Wild-Caught Fish Delivery, Direct from Bristol Bay
Luke’s relationship with Alaska’s fisheries runs deep. His father has fished Bristol Bay alongside him every summer since 2015, and over the years, the operation has grown into something that spans generations. What began as Luke’s own immersion in commercial fishing gradually expanded into a business built around the question he kept hearing from customers: Where does this fish actually come from?
Most people, he discovered, had no idea. Seafood passes through so many hands between harvest and purchase that the story behind it gets lost entirely. Luke saw an opportunity not just to sell fish, but to close that gap, bringing customers into a direct relationship with the source.
That commitment earned Net to Table, alongside Great Northern Seafoods, recognition as one of the first Bristol Bay direct marketers to achieve Responsible Fisheries Management Chain of Custody certification for Alaska salmon. It’s a distinction that reflects the company’s emphasis on traceability and responsible sourcing at every step.

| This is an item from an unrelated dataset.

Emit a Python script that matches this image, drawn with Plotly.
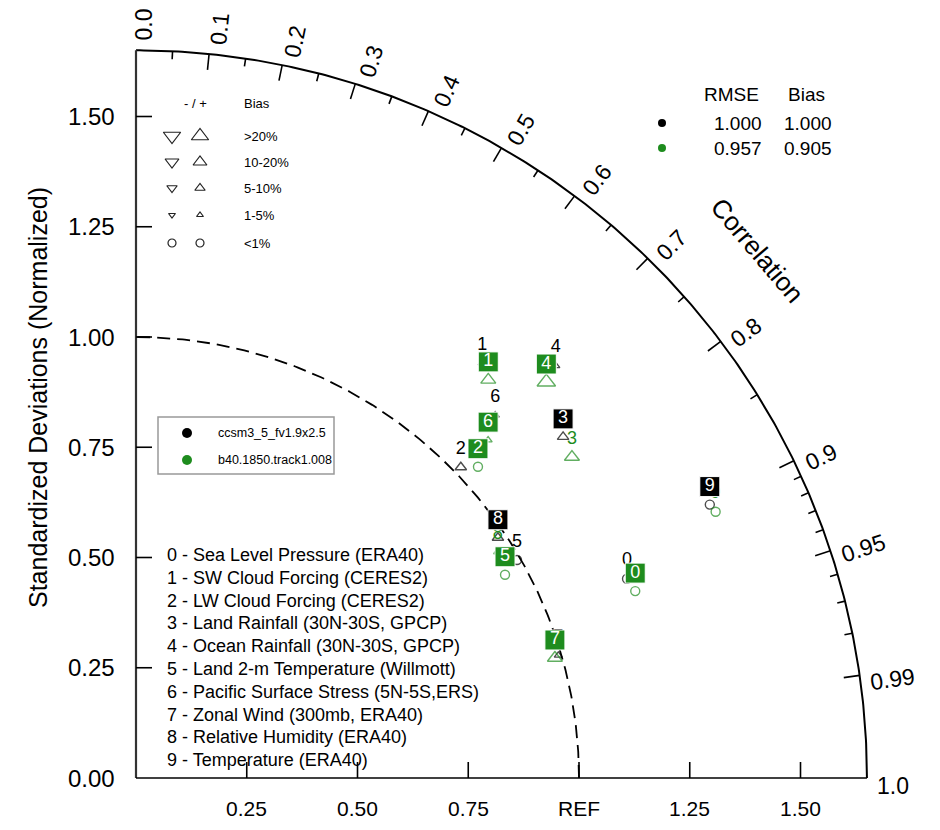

Fresh Seafood Online: Pairing Premium Quality with Genuine Value

The business model Luke built does something the traditional seafood supply chain rarely manages: it pairs premium quality with genuine value. By operating as a direct marketer and specializing in bulk shipments, Net to Table offers wild-caught fish delivery at the lowest price per pound in the United States among direct to consumer seafood retailers.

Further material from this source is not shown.